When John Snare, a nineteenth century provincial bookseller, traveled to a liquidation auction, he found a vivid portrait of King Charles I that defied any explanation. The Charles of the painting was young–too young to be king–and yet also too young to be painted by the Flemish painter to whom the piece was attributed. Snare had found something incredible–but what?

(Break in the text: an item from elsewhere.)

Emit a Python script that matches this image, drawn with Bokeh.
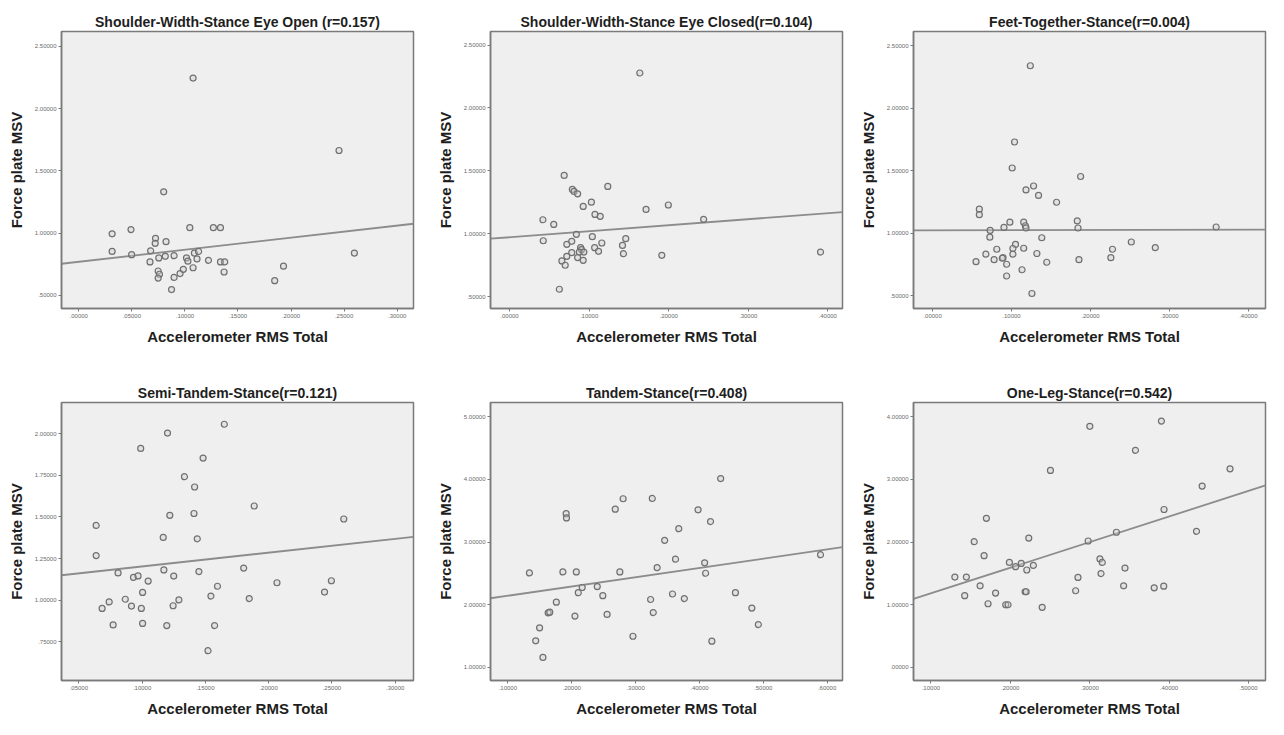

His research brought him to Diego Velazquez, whose long-lost portrait of Prince Charles has eluded art experts for generations. Velazquez (1599-1660) was the official painter of the Madrid court, during the time the Spanish Empire teetered on the edge of collapse. When Prince Charles of England–a man wealthy enough to help turn Spain’s fortunes–proposed a marriage with a Spanish princess, he allowed just a few hours to sit for his portrait, and Snare believed only Velazquez could have been the artist of choice. But in making his theory public, Snare was ostracized and forced to choose, like Velazquez himself, between art and family.
A thrilling investigation into the complex meaning of authenticity and the unshakable determination that drives both artists and collectors of their work, The Vanishing Velazquez is a “brilliant” (The Atlantic) tale of mystery and detection, of tragic mishaps and mistaken identities, of class, politics, snobbery, crime, and almost farcical accident that reveals how one historic masterpiece was crafted and lost, and how far one man would go to redeem it. Laura Cumming’s book is “sumptuous…A gleaming work of someone at the peak of her craft” (The New York Times).